▼
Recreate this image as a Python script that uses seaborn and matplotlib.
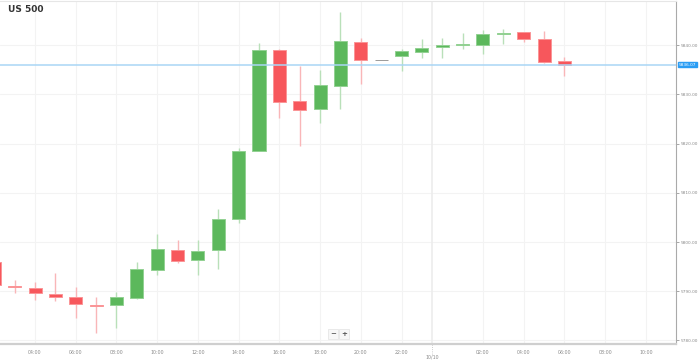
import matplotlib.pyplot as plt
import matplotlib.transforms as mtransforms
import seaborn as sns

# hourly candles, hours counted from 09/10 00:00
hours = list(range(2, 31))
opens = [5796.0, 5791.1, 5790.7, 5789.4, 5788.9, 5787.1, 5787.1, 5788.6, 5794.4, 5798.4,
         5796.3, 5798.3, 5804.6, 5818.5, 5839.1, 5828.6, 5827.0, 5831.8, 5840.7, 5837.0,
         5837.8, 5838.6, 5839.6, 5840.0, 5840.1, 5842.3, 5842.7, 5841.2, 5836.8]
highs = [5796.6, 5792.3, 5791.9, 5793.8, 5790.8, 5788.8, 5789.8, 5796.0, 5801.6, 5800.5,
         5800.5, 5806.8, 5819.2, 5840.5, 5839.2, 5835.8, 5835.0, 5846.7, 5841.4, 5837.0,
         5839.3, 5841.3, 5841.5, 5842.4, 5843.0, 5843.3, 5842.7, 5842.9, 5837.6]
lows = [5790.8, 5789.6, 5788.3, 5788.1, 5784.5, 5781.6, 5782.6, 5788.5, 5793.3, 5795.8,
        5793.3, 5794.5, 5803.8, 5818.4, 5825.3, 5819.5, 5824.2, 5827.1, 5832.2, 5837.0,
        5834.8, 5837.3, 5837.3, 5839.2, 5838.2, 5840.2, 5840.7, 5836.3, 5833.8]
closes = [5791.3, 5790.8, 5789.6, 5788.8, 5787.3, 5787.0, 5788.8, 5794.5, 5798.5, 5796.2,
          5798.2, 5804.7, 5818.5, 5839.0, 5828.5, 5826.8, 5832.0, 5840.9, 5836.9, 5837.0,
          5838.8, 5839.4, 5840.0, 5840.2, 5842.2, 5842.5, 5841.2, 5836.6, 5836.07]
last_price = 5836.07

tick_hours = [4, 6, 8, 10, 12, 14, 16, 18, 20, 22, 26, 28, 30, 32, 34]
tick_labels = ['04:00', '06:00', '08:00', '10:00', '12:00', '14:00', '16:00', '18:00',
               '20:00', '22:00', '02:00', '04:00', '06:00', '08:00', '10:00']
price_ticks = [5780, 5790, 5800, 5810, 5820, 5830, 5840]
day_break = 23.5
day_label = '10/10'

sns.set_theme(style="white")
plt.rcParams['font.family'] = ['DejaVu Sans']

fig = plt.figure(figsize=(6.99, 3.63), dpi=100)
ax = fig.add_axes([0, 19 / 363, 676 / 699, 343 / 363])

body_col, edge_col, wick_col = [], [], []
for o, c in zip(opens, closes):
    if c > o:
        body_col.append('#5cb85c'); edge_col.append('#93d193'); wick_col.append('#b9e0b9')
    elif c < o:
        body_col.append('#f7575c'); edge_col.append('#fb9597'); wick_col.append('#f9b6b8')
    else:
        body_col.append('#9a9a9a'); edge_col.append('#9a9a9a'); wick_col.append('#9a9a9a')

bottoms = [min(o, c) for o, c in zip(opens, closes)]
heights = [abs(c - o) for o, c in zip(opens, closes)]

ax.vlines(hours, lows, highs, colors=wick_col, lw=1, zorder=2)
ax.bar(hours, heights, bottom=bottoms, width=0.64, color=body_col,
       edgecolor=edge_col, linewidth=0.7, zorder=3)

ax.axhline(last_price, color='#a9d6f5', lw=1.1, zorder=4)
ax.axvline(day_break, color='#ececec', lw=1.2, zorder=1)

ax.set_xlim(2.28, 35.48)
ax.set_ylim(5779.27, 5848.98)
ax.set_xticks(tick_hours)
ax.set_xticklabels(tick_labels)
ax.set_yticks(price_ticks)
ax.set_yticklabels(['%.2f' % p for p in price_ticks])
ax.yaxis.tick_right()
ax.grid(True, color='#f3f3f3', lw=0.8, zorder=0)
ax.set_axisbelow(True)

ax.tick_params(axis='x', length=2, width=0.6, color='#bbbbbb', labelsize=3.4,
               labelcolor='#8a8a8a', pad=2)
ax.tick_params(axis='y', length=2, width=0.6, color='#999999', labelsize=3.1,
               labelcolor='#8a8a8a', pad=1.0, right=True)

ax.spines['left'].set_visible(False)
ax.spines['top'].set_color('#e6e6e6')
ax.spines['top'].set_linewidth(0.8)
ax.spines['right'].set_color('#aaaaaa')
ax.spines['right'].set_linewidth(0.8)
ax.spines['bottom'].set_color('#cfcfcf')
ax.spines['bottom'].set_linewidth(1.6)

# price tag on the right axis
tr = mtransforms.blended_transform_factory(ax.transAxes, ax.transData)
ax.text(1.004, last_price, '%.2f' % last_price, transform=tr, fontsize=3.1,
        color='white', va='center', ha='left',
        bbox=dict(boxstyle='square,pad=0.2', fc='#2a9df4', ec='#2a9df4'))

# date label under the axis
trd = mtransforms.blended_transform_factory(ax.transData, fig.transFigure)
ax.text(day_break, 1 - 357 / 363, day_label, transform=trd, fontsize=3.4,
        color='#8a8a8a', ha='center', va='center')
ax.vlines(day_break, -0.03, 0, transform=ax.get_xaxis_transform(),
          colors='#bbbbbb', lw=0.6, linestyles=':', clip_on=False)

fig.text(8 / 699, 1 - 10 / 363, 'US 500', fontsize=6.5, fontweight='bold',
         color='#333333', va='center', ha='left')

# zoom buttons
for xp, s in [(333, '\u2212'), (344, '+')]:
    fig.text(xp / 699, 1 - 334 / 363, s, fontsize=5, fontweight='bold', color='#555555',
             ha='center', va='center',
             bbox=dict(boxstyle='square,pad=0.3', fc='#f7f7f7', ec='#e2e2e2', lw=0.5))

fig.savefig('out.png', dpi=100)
▲
◆ What is expected:
Leave every image out, and retype the material exactly.

◆ Answer to this task:
Recreate this image as a Python script that uses seaborn and matplotlib.
import matplotlib.pyplot as plt
import matplotlib.transforms as mtransforms
import seaborn as sns

# hourly candles, hours counted from 09/10 00:00
hours = list(range(2, 31))
opens = [5796.0, 5791.1, 5790.7, 5789.4, 5788.9, 5787.1, 5787.1, 5788.6, 5794.4, 5798.4,
         5796.3, 5798.3, 5804.6, 5818.5, 5839.1, 5828.6, 5827.0, 5831.8, 5840.7, 5837.0,
         5837.8, 5838.6, 5839.6, 5840.0, 5840.1, 5842.3, 5842.7, 5841.2, 5836.8]
highs = [5796.6, 5792.3, 5791.9, 5793.8, 5790.8, 5788.8, 5789.8, 5796.0, 5801.6, 5800.5,
         5800.5, 5806.8, 5819.2, 5840.5, 5839.2, 5835.8, 5835.0, 5846.7, 5841.4, 5837.0,
         5839.3, 5841.3, 5841.5, 5842.4, 5843.0, 5843.3, 5842.7, 5842.9, 5837.6]
lows = [5790.8, 5789.6, 5788.3, 5788.1, 5784.5, 5781.6, 5782.6, 5788.5, 5793.3, 5795.8,
        5793.3, 5794.5, 5803.8, 5818.4, 5825.3, 5819.5, 5824.2, 5827.1, 5832.2, 5837.0,
        5834.8, 5837.3, 5837.3, 5839.2, 5838.2, 5840.2, 5840.7, 5836.3, 5833.8]
closes = [5791.3, 5790.8, 5789.6, 5788.8, 5787.3, 5787.0, 5788.8, 5794.5, 5798.5, 5796.2,
          5798.2, 5804.7, 5818.5, 5839.0, 5828.5, 5826.8, 5832.0, 5840.9, 5836.9, 5837.0,
          5838.8, 5839.4, 5840.0, 5840.2, 5842.2, 5842.5, 5841.2, 5836.6, 5836.07]
last_price = 5836.07

tick_hours = [4, 6, 8, 10, 12, 14, 16, 18, 20, 22, 26, 28, 30, 32, 34]
tick_labels = ['04:00', '06:00', '08:00', '10:00', '12:00', '14:00', '16:00', '18:00',
               '20:00', '22:00', '02:00', '04:00', '06:00', '08:00', '10:00']
price_ticks = [5780, 5790, 5800, 5810, 5820, 5830, 5840]
day_break = 23.5
day_label = '10/10'

sns.set_theme(style="white")
plt.rcParams['font.family'] = ['DejaVu Sans']

fig = plt.figure(figsize=(6.99, 3.63), dpi=100)
ax = fig.add_axes([0, 19 / 363, 676 / 699, 343 / 363])

body_col, edge_col, wick_col = [], [], []
for o, c in zip(opens, closes):
    if c > o:
        body_col.append('#5cb85c'); edge_col.append('#93d193'); wick_col.append('#b9e0b9')
    elif c < o:
        body_col.append('#f7575c'); edge_col.append('#fb9597'); wick_col.append('#f9b6b8')
    else:
        body_col.append('#9a9a9a'); edge_col.append('#9a9a9a'); wick_col.append('#9a9a9a')

bottoms = [min(o, c) for o, c in zip(opens, closes)]
heights = [abs(c - o) for o, c in zip(opens, closes)]

ax.vlines(hours, lows, highs, colors=wick_col, lw=1, zorder=2)
ax.bar(hours, heights, bottom=bottoms, width=0.64, color=body_col,
       edgecolor=edge_col, linewidth=0.7, zorder=3)

ax.axhline(last_price, color='#a9d6f5', lw=1.1, zorder=4)
ax.axvline(day_break, color='#ececec', lw=1.2, zorder=1)

ax.set_xlim(2.28, 35.48)
ax.set_ylim(5779.27, 5848.98)
ax.set_xticks(tick_hours)
ax.set_xticklabels(tick_labels)
ax.set_yticks(price_ticks)
ax.set_yticklabels(['%.2f' % p for p in price_ticks])
ax.yaxis.tick_right()
ax.grid(True, color='#f3f3f3', lw=0.8, zorder=0)
ax.set_axisbelow(True)

ax.tick_params(axis='x', length=2, width=0.6, color='#bbbbbb', labelsize=3.4,
               labelcolor='#8a8a8a', pad=2)
ax.tick_params(axis='y', length=2, width=0.6, color='#999999', labelsize=3.1,
               labelcolor='#8a8a8a', pad=1.0, right=True)

ax.spines['left'].set_visible(False)
ax.spines['top'].set_color('#e6e6e6')
ax.spines['top'].set_linewidth(0.8)
ax.spines['right'].set_color('#aaaaaa')
ax.spines['right'].set_linewidth(0.8)
ax.spines['bottom'].set_color('#cfcfcf')
ax.spines['bottom'].set_linewidth(1.6)

# price tag on the right axis
tr = mtransforms.blended_transform_factory(ax.transAxes, ax.transData)
ax.text(1.004, last_price, '%.2f' % last_price, transform=tr, fontsize=3.1,
        color='white', va='center', ha='left',
        bbox=dict(boxstyle='square,pad=0.2', fc='#2a9df4', ec='#2a9df4'))

# date label under the axis
trd = mtransforms.blended_transform_factory(ax.transData, fig.transFigure)
ax.text(day_break, 1 - 357 / 363, day_label, transform=trd, fontsize=3.4,
        color='#8a8a8a', ha='center', va='center')
ax.vlines(day_break, -0.03, 0, transform=ax.get_xaxis_transform(),
          colors='#bbbbbb', lw=0.6, linestyles=':', clip_on=False)

fig.text(8 / 699, 1 - 10 / 363, 'US 500', fontsize=6.5, fontweight='bold',
         color='#333333', va='center', ha='left')

# zoom buttons
for xp, s in [(333, '\u2212'), (344, '+')]:
    fig.text(xp / 699, 1 - 334 / 363, s, fontsize=5, fontweight='bold', color='#555555',
             ha='center', va='center',
             bbox=dict(boxstyle='square,pad=0.3', fc='#f7f7f7', ec='#e2e2e2', lw=0.5))

fig.savefig('out.png', dpi=100)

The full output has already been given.